Bonner-Prendergast senior guards Tyreese Watson (left) and Donovan Rodriguez are team leaders for the Friars.
Bonner-Prendergast senior guards Tyreese Watson (left) and Donovan Rodriguez are team leaders for the Friars.Read moreCHARLES FOX / Staff Photographer

Tyreese Watson and Donovan Rodriguez don’t just play defense for the Bonner-Prendergast High School basketball team.

They also chant it — in rhythm, with hand claps, “Defense ... defense” — on the bench in the final moments of another impressive victory for the Friars.

“Those guys,” Bonner-Prendergast coach Kevin Funston says of his senior captains. “When they’re not in the game, they’re getting water bottles for the guys who are in the game.

“They bring the energy. It makes a coach’s job easy when you have senior leaders who are so unselfish.”
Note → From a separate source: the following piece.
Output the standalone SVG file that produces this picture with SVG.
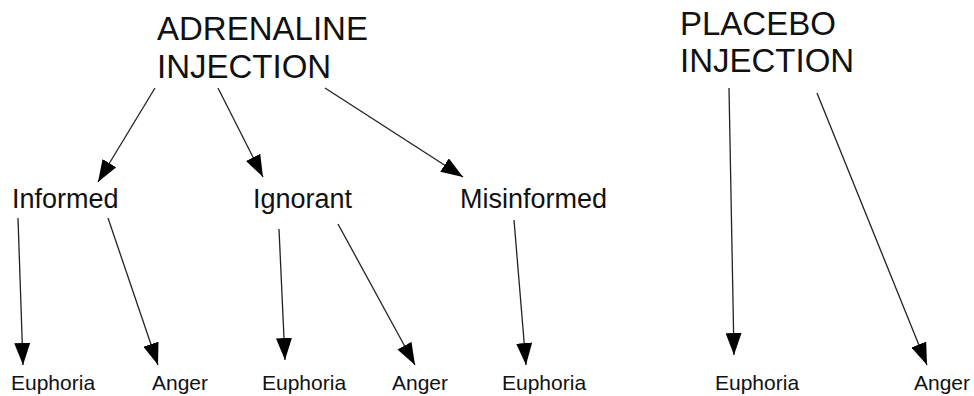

Watson and Rodriguez, a complementary pair of 6-foot-2 guards, have led Bonner-Prendergast to a 12-3 overall record, a 6-2 mark in Philadelphia Catholic League, and the No. 6 spot in The Inquirer’s Southeastern Pennsylvania Top 10.

Watson is a little smoother. Rodriguez is a little stronger. But what they share is an ironclad commitment to playing defense, sharing the basketball, and setting the standard for the Friars.

“We always talk about it,” Rodriguez said Monday. “We take pride in it. We always make sure we lead the way.”

In Monday’s 65-41 win at St. Joseph’s Prep, Rodriguez generated 22 points, four rebounds, and three assists. He muscled in the lane to create openings for himself and opportunities for his teammates.

Battling foul trouble, Watson played less than half of the game and finished with five points, 12 fewer than his season average. But he never forced a shot, never hesitated to make the extra pass when the Friars pushed the pace into open space.

“They are great kids, totally unselfish,” Funston said. “Tyreese has his own style of probing, and Donovan is more like thunder. He’s banging through and trying to create stuff with his body.”

Rodriguez and Watson are four-year varsity players. They were key contributors for strong Bonner-Prendergast teams of the last two seasons.

But those teams were led by 2019 graduates Isaiah Wong, a Miami recruit, and Tariq Ingraham, a Wake Forest recruit, along with 2018 graduate Ajiri Johnson, a Rider recruit.

With those guys off to college, some outsiders expected the Friars to slide into the lower half of the league this season.

“We’ve been talking all year about how no one is going to give us any credit or have any expectations for us to be any good, because for the longest time it was Isaiah Wong or Tariq Ingraham and Ajiri Johnson,” Funston said.

Rodriguez and Watson have embraced the Friars’ underdog status. They have embodied the defense-first mentality of a team without a starter taller than 6-2, a squad that relies on constant ball pressure to disrupt opponents and create opportunities in transition.

“Without defense, you can’t win a game,” said Watson, the younger brother of former Boys’ Latin and Creighton star Maurice Watson. “It’s all about getting stops. We’d rather play defense than offense anyway.”

That approach led the Friars to an overtime victory at Roman Catholic on Jan. 7 and an imposing win at Archbishop Carroll last Friday. Since Dec. 12, the Friars are 10-2, with the losses to No. 1 Neumann Goretti and No. 2 Archbishop Wood.

“Nobody had any faith in us before this year,” Rodriguez said. “Even starting off 6-2 [in the league], nobody has faith in us. We come in with a chip on our shoulder every day.”

Rodriguez said Watson’s greatest strength is his feel for the game and his ability to involve teammates.

“He’s more of a general than me,” Rodriguez said. “It helps me open my game, because he puts me in the right spots, so I can do what I can do, and he can do what he can do.”

Watson said Rodriguez’s strongest attribute is inside his jersey.

“His heart,” Watson said. “His heart and toughness. He’s gritty.”

It’s not unusual to see starters on the bench in the final moments of a comfortable victory, cheering for the reserves.

Rodriguez and Watson took it another step Monday, chanting for the Friars on the floor to play with the same defensive diligence as the squad’s senior leaders.

“It’s basketball,” Watson said. “That’s what it’s about. You have to put your all into it.”